Campus leaders say they’re still committed to DEI mission
The University of Tennessee System is getting ready to remove the word “diversity” from a number of its DEI efforts – even while its leaders say they remain committed to the concept.
The UT System Division of Diversity and Engagement will become the Division of Access and Engagement, and many “diversity” position titles, offices and committees will be renamed to reflect the change, The Daily Beacon student newspaper reported this week.
The university told The Daily Beacon in a statement that the name changes are part of President Randy Boyd’s efforts to prioritize “access to a UT degree for Tennesseans, and to better reflect the socioeconomic demographics of our state.”

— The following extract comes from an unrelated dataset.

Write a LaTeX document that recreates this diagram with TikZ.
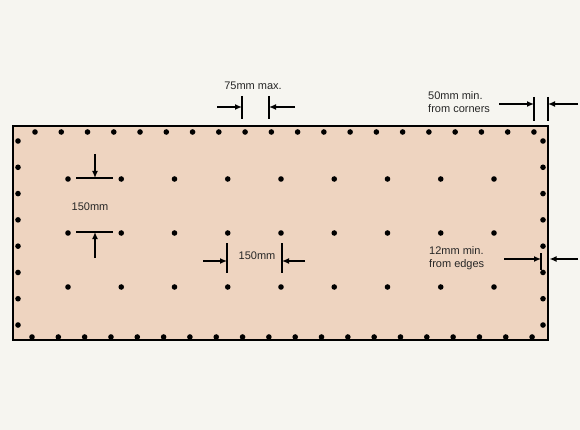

The change also better reflects the work university DEI leaders are doing to promote “access and engagement” for all students, it stated.
Angela Batey, associate dean of DEI for the College of Music, said she does not like how “diversity” has become a negative word, but she supports the change.
“It’s all about creating as much access as we can for anybody who wants to get an education beyond high school to get that education,” Batey told the student newspaper. “It’s about equity for everybody, access for everybody and just respect for all people, no matter what they look like, sound like or believe.”
Despite the new name, the university said its “commitment to the Board of Trustees’ Diversity Statement has not changed.”
The statement “affirms the educational value of a diverse and fully inclusive campus community, one that is enriched by persons of different backgrounds, points of view, cultures, socioeconomic status, and other diverse characteristics.”
The Office of the Provost also told the student newspaper that its “colleges’ commitment to diversity remains as strong as always.”
Some speculated the name change has more to do with politics. In an interview with The Daily Beacon about the name change, Guy Harrison, director of DEI for the School of Journalism and Media, said some state lawmakers want to end DEI programs.
Harrison said he does not think anyone should “whitewash the word diversity out of things” because of politicians.
“We are in a very ultra-conservative state, and there are political actors who would completely do away with DEI, whether it’s the title or the work that we do,” Harrison said. “And this kind of protects us from them a little bit. But I wish it wasn’t necessary.”
In 2022, the Tennessee legislature passed a law protecting students and employees of public higher education institutions from discrimination if they refuse to support DEI concepts.
The law also prohibits mandatory DEI training for students and employees, and requires institutions with employees dedicated to “diversity” to make “efforts to strengthen and increase intellectual diversity.”
DEI efforts seem to have overtaken many colleges and universities, elevating race, gender and leftist politics above critical thinking and career skills, many watchdogs say.
In response, conservatives in Tennessee, Florida, Texas and other states have worked to pass laws that crack down on DEI in public institutions and restore higher education what they say is its original purpose.